EDQ (Elton Dean Quartet) : They all Be on this Old Road
Heureuse initiative que la sortie en CD (et en double vinyle) de cet album de l’EDQ (pour Elton Dean Quartet) enregistré live au club londonien Seven Dials en 1976, sorti en vinyle en 1977, jamais réédité et devenu pratiquement introuvable, ou alors d’occasion, à des prix astronomiques sur les sites de ventes en ligne. Heureuse initiative, ce d’autant plus que l’album original ne faisait que 40 minutes contre les quelque 80 de cette réédition.
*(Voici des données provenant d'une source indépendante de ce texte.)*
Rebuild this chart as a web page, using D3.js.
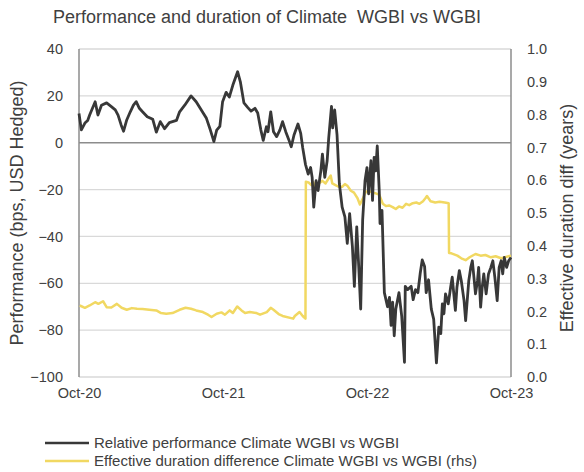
<!DOCTYPE html>
<html>
<head>
<meta charset="utf-8">
<script src="https://cdn.jsdelivr.net/npm/d3@7"></script>
<style>
	body { margin: 0; background: #fff; }
	svg { display: block; font-family: 'Liberation Sans', Arial, sans-serif; }
</style>
</head>
<body>
<div id="chart"></div>
<script>
// relative performance, bps (lhs)
const perfDates = [
	'2020-10-01', '2020-10-07', '2020-10-16', '2020-10-23', '2020-10-28', '2020-11-11', '2020-11-18', '2020-11-27',
	'2020-12-10', '2020-12-22', '2021-01-01', '2021-01-08', '2021-01-16', '2021-01-22', '2021-01-30', '2021-02-08',
	'2021-02-16', '2021-02-23', '2021-03-03', '2021-03-11', '2021-03-23', '2021-04-06', '2021-04-15', '2021-04-25',
	'2021-05-06', '2021-05-18', '2021-06-05', '2021-06-13', '2021-06-26', '2021-07-12', '2021-07-25', '2021-08-07',
	'2021-08-20', '2021-08-30', '2021-09-08', '2021-09-15', '2021-09-23', '2021-09-30', '2021-10-09', '2021-10-17',
	'2021-10-26', '2021-11-07', '2021-11-14', '2021-11-23', '2021-12-03', '2021-12-11', '2021-12-21', '2021-12-28',
	'2022-01-05', '2022-01-11', '2022-01-19', '2022-01-23', '2022-01-30', '2022-02-06', '2022-02-14', '2022-02-22',
	'2022-03-01', '2022-03-09', '2022-03-17', '2022-03-23', '2022-03-30', '2022-04-09', '2022-04-16', '2022-04-21',
	'2022-04-28', '2022-05-05', '2022-05-11', '2022-05-15', '2022-05-19', '2022-05-25', '2022-05-30', '2022-06-06',
	'2022-06-10', '2022-06-16', '2022-06-22', '2022-06-26', '2022-07-03', '2022-07-06', '2022-07-11', '2022-07-17',
	'2022-07-23', '2022-07-30', '2022-08-06', '2022-08-12', '2022-08-18', '2022-08-25', '2022-08-30', '2022-09-05',
	'2022-09-10', '2022-09-15', '2022-09-20', '2022-09-26', '2022-10-01', '2022-10-05', '2022-10-11', '2022-10-15',
	'2022-10-19', '2022-10-23', '2022-10-27', '2022-11-01', '2022-11-03', '2022-11-08', '2022-11-14', '2022-11-16',
	'2022-11-22', '2022-11-27', '2022-12-01', '2022-12-05', '2022-12-09', '2022-12-13', '2022-12-21', '2022-12-28',
	'2023-01-04', '2023-01-06', '2023-01-12', '2023-01-21', '2023-01-26', '2023-02-01', '2023-02-07', '2023-02-13',
	'2023-02-18', '2023-02-24', '2023-02-28', '2023-03-06', '2023-03-13', '2023-03-19', '2023-03-26', '2023-04-01',
	'2023-04-06', '2023-04-10', '2023-04-14', '2023-04-18', '2023-04-25', '2023-05-01', '2023-05-05', '2023-05-09',
	'2023-05-13', '2023-05-17', '2023-05-23', '2023-05-28', '2023-06-04', '2023-06-08', '2023-06-12', '2023-06-16',
	'2023-06-21', '2023-06-25', '2023-06-29', '2023-07-03', '2023-07-08', '2023-07-11', '2023-07-16', '2023-07-20',
	'2023-07-24', '2023-07-30', '2023-08-05', '2023-08-11', '2023-08-16', '2023-08-21', '2023-08-27', '2023-09-01',
	'2023-09-06', '2023-09-10', '2023-09-14', '2023-09-20', '2023-09-25', '2023-10-01'
]
const perfValues = [
	12.5, 5.5, 8.4, 9.5, 11.8, 17.5, 11.8, 16,
	17, 15.4, 14, 11.8, 7.5, 4.9, 9.7, 13.2,
	16, 17.5, 14.7, 13.2, 11.1, 10, 4.5, 9,
	6, 8.6, 9.5, 13.2, 16, 20, 17.5, 14,
	10.4, 5.4, 0.5, 5.4, 7, 17.5, 21.5, 19.5,
	24.6, 30.3, 26, 17, 15, 13.5, 14.7, 12.7,
	5.4, 1, 6.8, 4.7, 13.2, 4.7, 2.6, 5.4,
	9, 4.7, 1.2, -1.7, 3.3, 8, 4, -2.1,
	-9.2, -13.4, -10.6, -14.8, -27.5, -16.2, -20.4, -12,
	-4.9, -14.8, -7.7, 2.1, 15.5, 6.3, 14, 3.5,
	-17.6, -27.5, -31.7, -43, -30.3, -44.4, -61.3, -35.9,
	-52.8, -71, -33, -16.2, -10.6, -21.8, -7.7, -24.6,
	-6.3, -12, -1.4, -20.4, -34.5, -28.9, -64, -65.5,
	-70, -66, -78, -68, -82.4, -71, -64, -74,
	-93.7, -61.3, -62.7, -61.3, -67, -62.7, -64, -55.6,
	-50, -52.8, -64, -58.5, -71, -75.3, -94, -78.7,
	-81.5, -68.8, -73, -64.5, -68.8, -61.7, -57.4, -64.5,
	-71.6, -61.7, -54.6, -58.9, -67.4, -75.9, -67.4, -58.9,
	-53.2, -50.4, -57.4, -64.5, -59, -53.2, -70.2, -61.7,
	-56, -64.5, -56, -53.2, -50.4, -57.4, -67.4, -53.2,
	-50.4, -56, -49, -53.2, -50.4, -49
]

// effective duration difference, years (rhs)
const durDates = [
	'2020-10-03', '2020-10-16', '2020-10-28', '2020-11-11', '2020-11-19', '2020-12-01', '2020-12-10', '2020-12-22',
	'2021-01-05', '2021-01-17', '2021-01-30', '2021-02-12', '2021-02-25', '2021-03-11', '2021-03-28', '2021-04-15',
	'2021-04-27', '2021-05-10', '2021-05-26', '2021-06-13', '2021-06-28', '2021-07-12', '2021-07-25', '2021-08-11',
	'2021-08-24', '2021-09-02', '2021-09-15', '2021-09-27', '2021-10-06', '2021-10-18', '2021-10-26', '2021-11-06',
	'2021-11-17', '2021-11-26', '2021-12-08', '2021-12-25', '2022-01-03', '2022-01-20', '2022-01-30', '2022-02-06',
	'2022-02-19', '2022-03-01', '2022-03-28', '2022-04-01', '2022-04-13', '2022-04-21', '2022-04-28', '2022-04-29',
	'2022-05-06', '2022-05-13', '2022-05-18', '2022-05-23', '2022-06-01', '2022-06-10', '2022-06-18', '2022-06-26',
	'2022-07-01', '2022-07-05', '2022-07-13', '2022-07-21', '2022-07-30', '2022-08-06', '2022-08-13', '2022-08-21',
	'2022-08-29', '2022-09-07', '2022-09-13', '2022-09-20', '2022-09-28', '2022-10-06', '2022-10-16', '2022-10-23',
	'2022-11-01', '2022-11-10', '2022-11-18', '2022-11-26', '2022-12-05', '2022-12-13', '2022-12-21', '2022-12-30',
	'2023-01-08', '2023-01-16', '2023-01-25', '2023-02-03', '2023-02-11', '2023-02-20', '2023-02-26', '2023-03-02',
	'2023-03-11', '2023-03-23', '2023-04-03', '2023-04-16', '2023-04-26', '2023-04-27', '2023-05-03', '2023-05-18',
	'2023-05-28', '2023-06-08', '2023-06-18', '2023-07-03', '2023-07-16', '2023-07-28', '2023-08-11', '2023-08-23',
	'2023-09-06', '2023-09-18', '2023-10-01'
]
const durValues = [
	0.218, 0.211, 0.218, 0.228, 0.223, 0.231, 0.213, 0.212,
	0.223, 0.211, 0.205, 0.21, 0.208, 0.207, 0.205, 0.203,
	0.195, 0.193, 0.195, 0.205, 0.211, 0.208, 0.203, 0.198,
	0.19, 0.183, 0.193, 0.197, 0.19, 0.203, 0.195, 0.215,
	0.203, 0.195, 0.198, 0.195, 0.19, 0.198, 0.211, 0.205,
	0.192, 0.186, 0.178, 0.186, 0.198, 0.186, 0.178, 0.595,
	0.593, 0.585, 0.594, 0.575, 0.59, 0.598, 0.59, 0.606,
	0.614, 0.59, 0.585, 0.58, 0.58, 0.588, 0.582, 0.568,
	0.562, 0.545, 0.526, 0.543, 0.565, 0.567, 0.562, 0.56,
	0.556, 0.528, 0.521, 0.523, 0.518, 0.512, 0.52, 0.516,
	0.528, 0.524, 0.53, 0.532, 0.528, 0.536, 0.545, 0.552,
	0.536, 0.532, 0.534, 0.532, 0.53, 0.378, 0.377, 0.37,
	0.362, 0.356, 0.365, 0.375, 0.37, 0.372, 0.365, 0.368,
	0.362, 0.366, 0.37
]

const leftTicks = [-100, -80, -60, -40, -20, 0, 20, 40]
const rightTicks = [0, 0.1, 0.2, 0.3, 0.4, 0.5, 0.6, 0.7, 0.8, 0.9, 1.0]
const xTickDates = ['2020-10-01', '2021-10-01', '2022-10-01', '2023-10-01']
const xTickLabels = ['Oct-20', 'Oct-21', 'Oct-22', 'Oct-23']
const seriesNames = [
	'Relative performance Climate WGBI vs WGBI',
	'Effective duration difference Climate WGBI vs WGBI (rhs)'
]

const fullWidth = 584
const fullHeight = 472
const margin = { top: 49, right: 73, bottom: 95, left: 79 }
const width = fullWidth - margin.left - margin.right
const height = fullHeight - margin.top - margin.bottom

const textColor = '#404040'
const perfColor = '#383838'
const durColor = '#f1d862'

const parseDate = d3.timeParse('%Y-%m-%d')
const perfData = perfDates.map((d, i) => ({ date: parseDate(d), value: perfValues[i] }))
const durData = durDates.map((d, i) => ({ date: parseDate(d), value: durValues[i] }))

const svg = d3
	.select('#chart')
	.append('svg')
	.attr('width', fullWidth)
	.attr('height', fullHeight)

const x = d3
	.scaleTime()
	.domain([parseDate(xTickDates[0]), parseDate(xTickDates[xTickDates.length - 1])])
	.range([margin.left, margin.left + width])
const yLeft = d3.scaleLinear().domain([-100, 40]).range([margin.top + height, margin.top])
const yRight = d3.scaleLinear().domain([0, 1]).range([margin.top + height, margin.top])

// gridlines
svg
	.append('g')
	.selectAll('line')
	.data(leftTicks.filter((d) => d !== 0))
	.enter()
	.append('line')
	.attr('x1', margin.left)
	.attr('x2', margin.left + width)
	.attr('y1', (d) => yLeft(d))
	.attr('y2', (d) => yLeft(d))
	.attr('stroke', '#d9d9d9')
	.attr('stroke-width', 1.3)

// zero line + vertical axes
svg
	.append('line')
	.attr('x1', margin.left)
	.attr('x2', margin.left + width)
	.attr('y1', yLeft(0))
	.attr('y2', yLeft(0))
	.attr('stroke', '#8c8c8c')
	.attr('stroke-width', 1.5)

svg
	.selectAll('.vaxis')
	.data([margin.left, margin.left + width])
	.enter()
	.append('line')
	.attr('class', 'vaxis')
	.attr('x1', (d) => d)
	.attr('x2', (d) => d)
	.attr('y1', margin.top)
	.attr('y2', margin.top + height)
	.attr('stroke', '#8c8c8c')
	.attr('stroke-width', 1.5)

// axes (labels only)
const leftAxis = svg
	.append('g')
	.attr('transform', 'translate(' + (margin.left - 16) + ',0)')
	.call(d3.axisLeft(yLeft).tickValues(leftTicks).tickSize(0).tickPadding(0))
const rightAxis = svg
	.append('g')
	.attr('transform', 'translate(' + (margin.left + width + 16) + ',0)')
	.call(d3.axisRight(yRight).tickValues(rightTicks).tickSize(0).tickPadding(0).tickFormat(d3.format('.1f')))
const bottomAxis = svg
	.append('g')
	.attr('transform', 'translate(0,' + (margin.top + height + 8) + ')')
	.call(
		d3
			.axisBottom(x)
			.tickValues(xTickDates.map(parseDate))
			.tickSize(0)
			.tickPadding(0)
			.tickFormat((d, i) => xTickLabels[i])
	)

;[leftAxis, rightAxis, bottomAxis].forEach((ax) => {
	ax.select('.domain').remove()
	ax.selectAll('text').attr('fill', textColor).style('font-size', '14.5px').style('font-family', 'Liberation Sans, Arial, sans-serif')
})
bottomAxis.selectAll('text').attr('dy', '0.9em')

// lines
const perfLine = d3
	.line()
	.x((d) => x(d.date))
	.y((d) => yLeft(d.value))
const durLine = d3
	.line()
	.x((d) => x(d.date))
	.y((d) => yRight(d.value))

svg
	.append('path')
	.datum(durData)
	.attr('d', durLine)
	.attr('fill', 'none')
	.attr('stroke', durColor)
	.attr('stroke-width', 2.5)
	.attr('stroke-linejoin', 'round')

svg
	.append('path')
	.datum(perfData)
	.attr('d', perfLine)
	.attr('fill', 'none')
	.attr('stroke', perfColor)
	.attr('stroke-width', 2.8)
	.attr('stroke-linejoin', 'round')

// title
svg
	.append('text')
	.attr('x', 267)
	.attr('y', 23)
	.attr('text-anchor', 'middle')
	.attr('fill', textColor)
	.style('font-size', '18px')
	.style('white-space', 'pre')
	.text('Performance and duration of Climate  WGBI vs WGBI')

// axis titles
svg
	.append('text')
	.attr('transform', 'translate(23,' + (margin.top + height / 2) + ') rotate(-90)')
	.attr('text-anchor', 'middle')
	.attr('fill', textColor)
	.style('font-size', '18px')
	.text('Performance (bps, USD Hedged)')

svg
	.append('text')
	.attr('transform', 'translate(573,' + (margin.top + height / 2 + 5) + ') rotate(-90)')
	.attr('text-anchor', 'middle')
	.attr('fill', textColor)
	.style('font-size', '18px')
	.text('Effective duration diff (years)')

// legend
const legend = svg
	.selectAll('.legend')
	.data(seriesNames)
	.enter()
	.append('g')
	.attr('class', 'legend')
	.attr('transform', (d, i) => 'translate(45,' + (443 + i * 18) + ')')

legend
	.append('line')
	.attr('x1', 0)
	.attr('x2', 44)
	.attr('stroke', (d, i) => (i === 0 ? perfColor : durColor))
	.attr('stroke-width', 2.6)

legend
	.append('text')
	.attr('x', 49)
	.attr('dy', '0.35em')
	.attr('fill', textColor)
	.style('font-size', '15px')
	.text((d) => d)
</script>
</body>
</html>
Pour rappel, Elton Dean était un saxophoniste anglais (alto et saxello, instrument proche du soprano) surtout connu pour son activité chez Soft Machine de 1969 à 1972 (et les excellents albums studios « 3 », « 4 » et « 5 » + de très nombreux enregistrements live) et les groupes en dérivant (Soft Head, Soft Heap, Soft Mountains, Soft Works ou encore Soft Machine Legacy jusqu’à son décès en 2006). Il a également participé à de nombreux albums de groupes de la scène dite de Canterbury (Centipede, In Cahoots, Pip Pyle’s Equip’Out,…) et sorti une vingtaine d’albums en solo (de 1971 à 2002), surtout orientés free.
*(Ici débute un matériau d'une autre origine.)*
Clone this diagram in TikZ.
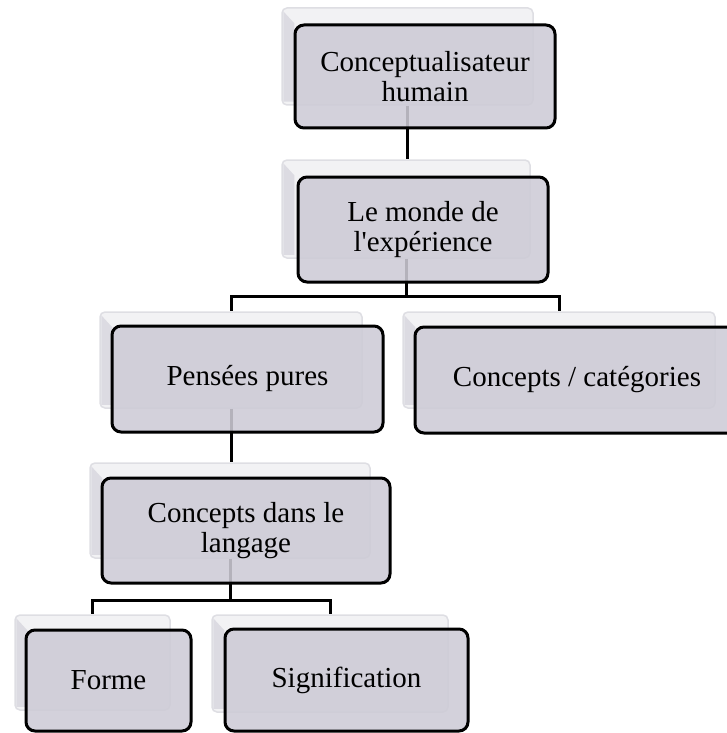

Revenons à cet album et tout d’abord aux membres du groupe : en commençant par le vieil ami de toujours, le claviériste Keith Tippett (qui, fin des années 60, était à la tête d’un sextet avec un jeune saxophoniste que l’on découvrait à l’époque, un certain Elton Dean…). Il fonda le big band rock Centipede avec son épouse (la chanteuse Julie Driscoll), fut invité sur plusieurs albums de King Crimson (le piano free sur « Cat Food », c’est lui) et participa, comme leader (une cinquantaine d’albums à son nom…) ou sideman, à une multitude de projets jusqu’en 2020, année de son décès. Le batteur sud-africain noir Louis Moholo-Moholo (toujours actif à 82 ans), présent sur de nombreux albums d’Elton Dean, faisait partie de cette communauté qui avait quitté son pays ségrégationniste pour s’installer à Londres. Il fit partie des groupes Blue Notes et Brotherhood of Breath, menés par le claviériste Chris McGregor, presque exclusivement composés de musiciens de la communauté sud-africaine. Le contrebassiste Chris Laurence a beaucoup joué avec John Surman, Kenny Wheeler, Gil Evans ou John Taylor. Il a également accompagné des artistes tels Michael Nyman, Peter Gabriel, Joni Mitchell, David Gilmour ou Elton John.
Les titres proposés sont souvent un prétexte à tout un travail d’improvisation : les compositions originales (trois de Dean, une de Tippett et une commune aux deux) ont des lignes mélodiques relativement simples, ce qui permet de nombreuses circonvolutions, des dialogues entre les musiciens, une interaction constante avec de denses chorus. Il y a deux reprises (des ballades) de Jimmy Van Heusen : dans « Here’s that Rainy Day », Chris Laurence introduit le thème de façon très free tandis qu’une version très courte (2 minutes) de « Nancy (with the Laughing Face) » est le seul morceau qui respecte simplement la mélodie sans le moindre développement. Le moment fort de ce disque est une version de 20 minutes du « Naima » de John Coltrane, dont l’influence sur Elton Dean est évidente tout au long de cet enregistrement. Elton Dean y prend un long solo, suivi par chacun des autres musiciens. Il y a une volonté certaine d’exploration de ce morceau, de le développer tout en le respectant.
Vous aurez compris que j’ai pris beaucoup de plaisir à l’écoute de cette œuvre. Espérons que d’autres disques d’Elton Dean (la plupart sont introuvables) pourront bénéficier d’une nouvelle vie et faire en sorte de redécouvrir ce musicien qui fut souvent trop sous-estimé.